Thursday, February 16, 2012

THE 16TH DAY OF LEAP MONTH

NEGLECTED

Yep, we get an extra day this year/month.  Leap year!  For those of you with only a public, government school, education that means there are 29 days in Feb.  Only happens every four years.  And those that are born on that day get to celebrate their birthdays only once every four years.  So when you're a hundred, in fact you're only 25.  Boy wish the body could weather that easily.  But it did get me thinking a bit of what is and what was.
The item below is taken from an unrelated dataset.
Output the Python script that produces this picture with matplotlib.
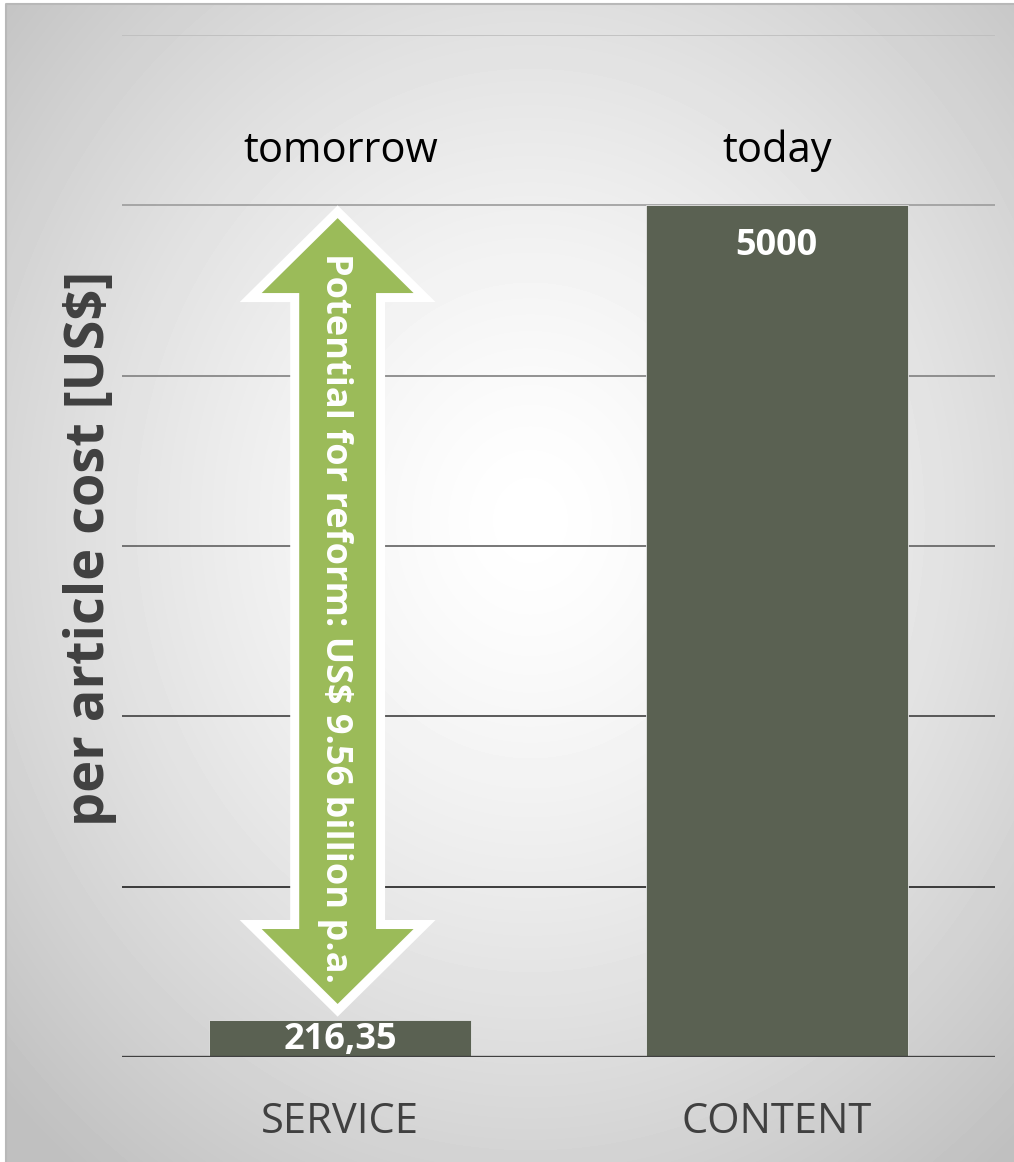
import numpy as np
import matplotlib
matplotlib.use('Agg')
import matplotlib.pyplot as plt
from matplotlib.patches import Polygon

plt.rcParams['font.family'] = ['Open Sans', 'DejaVu Sans']

categories = ['SERVICE', 'CONTENT']
top_labels = ['tomorrow', 'today']
values = [216.35, 5000]
value_labels = ['216,35', '5000']
grid_levels = [1000, 2000, 3000, 4000, 5000, 6000]
grid_colors = ['#202020', '#404040', '#606060', '#808080', '#9c9c9c', '#bdbdbd']
arrow_text = 'Potential for reform: US$ 9.56 billion p.a.'

fig = plt.figure(figsize=(10.14, 11.62), dpi=100)

# radial gradient background
bg = fig.add_axes([0, 0, 1, 1])
yy, xx = np.mgrid[0:1162, 0:1014]
r = np.sqrt(((xx - 530) / 1014.0) ** 2 + ((yy - 520) / 1162.0) ** 2)
shade = 1.0 - np.clip(r / 0.72, 0, 1) ** 1.4 * 0.25
bg.imshow(shade, cmap='gray', vmin=0, vmax=1, extent=[0, 1014, 1162, 0], aspect='auto')
bg.plot([6, 6, 1014], [1162, 4, 4], color='#b8b8b8', lw=1.5)
bg.fill_between([0, 5], 0, 1162, color='white')
bg.fill_between([0, 1014], 0, 3, color='white')
bg.set_xlim(0, 1014)
bg.set_ylim(1162, 0)
bg.axis('off')

ax = fig.add_axes([122 / 1014, 105 / 1162, 873 / 1014, 1022 / 1162])
ax.patch.set_alpha(0)
x = np.arange(len(categories))
ax.set_xlim(-0.5, 1.5)
ax.set_ylim(0, 6000)

for lvl, c in zip(grid_levels, grid_colors):
    ax.axhline(lvl, color=c, lw=1.2, zorder=1)
ax.axhline(0, color='#404040', lw=2.4, zorder=4)

ax.bar(x, values, width=0.6, color='#5a6152', edgecolor='#e6e6e6', lw=0.6, zorder=3)

for xi, v, lab in zip(x, values, value_labels):
    if v > 1000:
        ax.text(xi, v - 240, lab, ha='center', va='center', color='white',
                fontsize=26, fontweight='bold', zorder=5)
    else:
        ax.text(xi, v / 2 - 10, lab, ha='center', va='center', color='white',
                fontsize=26, fontweight='bold', zorder=5)

for xi, lab in zip(x, top_labels):
    ax.text(xi, 5320, lab, ha='center', va='center', color='black', fontsize=30)

# double arrow from the small bar up to the big bar
top = values[1] - 75
bot = values[0] + 95
head = 440
hw = 0.174
sw = 0.088
xc = -0.006
pts = [(xc, top), (xc + hw, top - head), (xc + sw, top - head), (xc + sw, bot + head),
       (xc + hw, bot + head), (xc, bot), (xc - hw, bot + head), (xc - sw, bot + head),
       (xc - sw, top - head), (xc - hw, top - head)]
ax.add_patch(Polygon(pts, closed=True, facecolor='white', edgecolor='white',
                     lw=13, joinstyle='miter', zorder=6))
ax.add_patch(Polygon(pts, closed=True, facecolor='#9bbb59', edgecolor='none', zorder=7))
ax.text(xc - 0.005, (top + bot) / 2 - 40, arrow_text, rotation=-90, ha='center', va='center',
        color='white', fontsize=26, fontweight='bold', zorder=8)

ax.set_xticks(x)
ax.set_xticklabels(categories, fontsize=30, color='#404040')
ax.tick_params(axis='x', length=0, pad=32)
ax.set_yticks([])
for s in ax.spines.values():
    s.set_visible(False)

fig.text(90 / 1014, 1 - 548 / 1162, 'per article cost [US$]', rotation=90, ha='center',
         va='center', fontsize=39, fontweight='bold', color='#404040')

fig.savefig('out.png', dpi=100)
This family cemetery is on a little road on the central Eastern Shore of Maryland.  Somewhere between the communities of Kingstown and Crumpton.  It was a foggy morning and I was on my way to the Crumpton auction, which will be the subject of another blog. 

The forgotten resting place of a number of forgotten souls lies on a little knoll  in the middle of what alternatively is a corn or soybean field.  Well off the road and surrounded by a rusted and falling old fence.  The stones are so weathered as to not even show an inscription. 
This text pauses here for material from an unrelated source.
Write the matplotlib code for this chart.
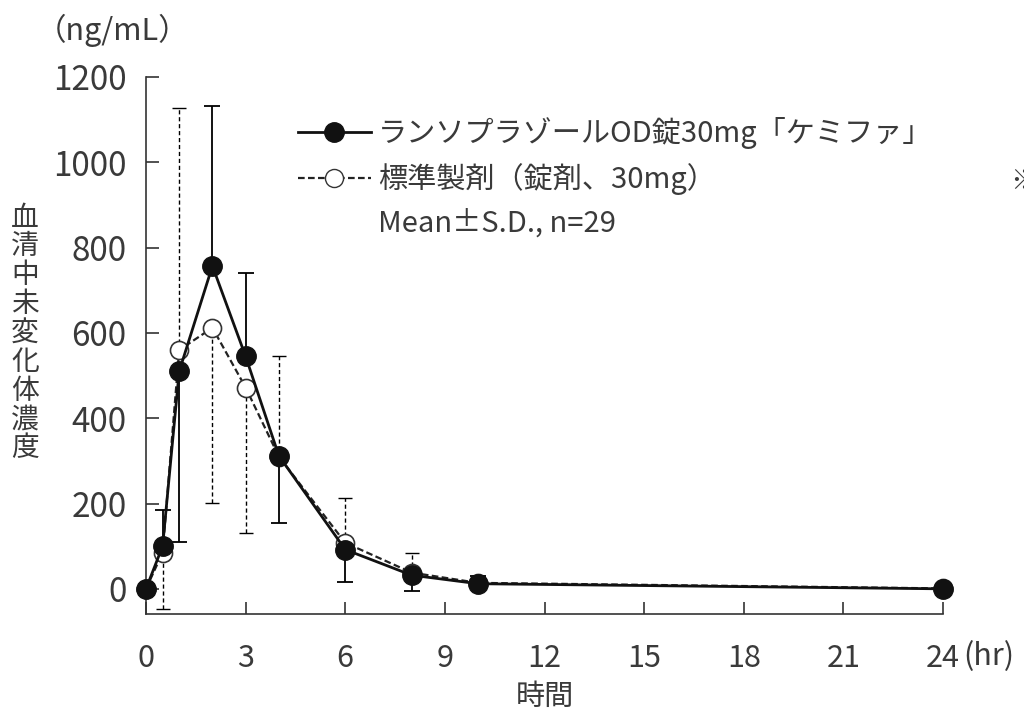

Obviously, the descendants of these folks are long gone as well given the overgrown nature of the place.  The fog adds a foreboding sense of just what the place is.  How long ago were flowers brought to adorn a headstone.  Or the weeds and brush cleared away.  Could that headstone been the head of a family or the black sheep renegade of the family.  Or maybe a child taken way too early.  They were obviously loved when they passed as the location was elevated away from flooding rains and enclosed with what could only have been expensive fencing back in the day.  All kinds of questions come up when one puts his or her back to the old oak tree in the center giving thought to what is and isn't.  The tree outliving generations of questions.
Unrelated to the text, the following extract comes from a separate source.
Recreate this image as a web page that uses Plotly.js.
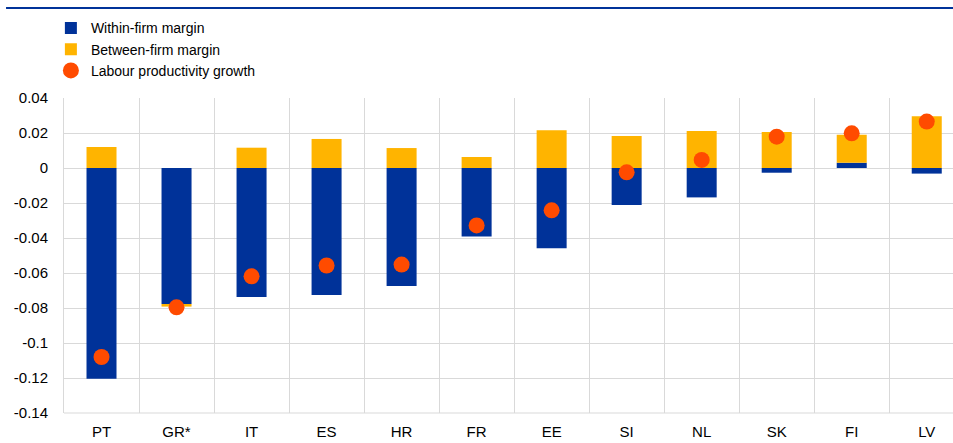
<!DOCTYPE html>
<html>
<head>
<meta charset="utf-8">
<script src="https://cdn.plot.ly/plotly-3.0.1.min.js"></script>
<style>
html,body{margin:0;padding:0;overflow:hidden;background:#fff;}
#chart{width:953px;height:443px;}
</style>
</head>
<body>
<div id="chart"></div>
<script>
const countries = ["PT", "GR*", "IT", "ES", "HR", "FR", "EE", "SI", "NL", "SK", "FI", "LV"];
const withinFirm = [-0.1205, -0.0777, -0.0737, -0.0726, -0.0674, -0.0392, -0.0459, -0.0211, -0.0168, -0.0027, 0.0030, -0.0032];
const betweenFirm = [0.0120, -0.0015, 0.0116, 0.0166, 0.0114, 0.0063, 0.0215, 0.0183, 0.0211, 0.0206, 0.0160, 0.0295];
const productivity = [-0.108, -0.0796, -0.0619, -0.0557, -0.0552, -0.0328, -0.0242, -0.0025, 0.0046, 0.0179, 0.0198, 0.0265];
const yTicks = [0.04, 0.02, 0, -0.02, -0.04, -0.06, -0.08, -0.1, -0.12, -0.14];
const yTickText = ["0.04", "0.02", "0", "-0.02", "-0.04", "-0.06", "-0.08", "-0.1", "-0.12", "-0.14"];

const font = {family: "Arial, 'Liberation Sans', sans-serif", size: 15, color: "#000"};
const legendFont = {family: "Arial, 'Liberation Sans', sans-serif", size: 14, color: "#000"};

const traces = [
  {type: "bar", name: "Within-firm margin", x: countries, y: withinFirm,
   marker: {color: "#003299"}, width: 0.4},
  {type: "bar", name: "Between-firm margin", x: countries, y: betweenFirm,
   marker: {color: "#FFB400"}, width: 0.4},
  {type: "scatter", mode: "markers", name: "Labour productivity growth", x: countries, y: productivity,
   marker: {color: "#FF4B00", size: 16}}
];

const layout = {
  width: 953, height: 443,
  margin: {l: 64, r: 0, t: 98, b: 30, pad: 0, autoexpand: false},
  paper_bgcolor: "#fff", plot_bgcolor: "#fff",
  font: font,
  barmode: "relative",
  showlegend: true,
  legend: {xref: "container", yref: "container", x: 0.0534, y: 0.972, xanchor: "left", yanchor: "top",
           font: legendFont, tracegroupgap: 0, itemclick: false, bgcolor: "rgba(0,0,0,0)"},
  xaxis: {type: "category", range: [-0.5, 11.35], tickson: "boundaries",
          showgrid: true, gridcolor: "#d9d9d9", gridwidth: 1,
          showline: false, zeroline: false, ticks: "", ticklabelstandoff: 8, tickfont: font, fixedrange: true},
  yaxis: {range: [-0.14, 0.04], tickvals: yTicks, ticktext: yTickText,
          showgrid: true, gridcolor: "#d9d9d9", gridwidth: 1,
          showline: true, linecolor: "#d9d9d9", linewidth: 1, zeroline: false,
          ticks: "", ticklabelstandoff: 12, tickfont: font, fixedrange: true},
  shapes: [
    {type: "line", xref: "paper", yref: "paper", x0: -0.0652, x1: 1, y0: 1.2857, y1: 1.2857,
     line: {color: "#003299", width: 2}},
    {type: "line", xref: "paper", yref: "paper", x0: 0, x1: 1, y0: 0, y1: 0,
     line: {color: "#d9d9d9", width: 1}}
  ]
};

Plotly.newPlot("chart", traces, layout, {displayModeBar: false, staticPlot: true});
</script>
</body>
</html>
These were not folks who were famous people in the early history of the country.  Such as Tench Tilghman, an Eastern Shore icon of the early wars of this country and one of Washington's revolutionary buddies.  He is buried in a well maintained  cemetery near Oxford, MD.  Hell, he even had an island named after him.  Not so these folks.  Just farm folk most likely laid to rest in a field on their farm by their family and mourned by only a few within a twenty mile radius.

Frankly, I prefer the headstone used to advertise a funeral home in Chestertown, MD a few years ago.  Seems more today as it were.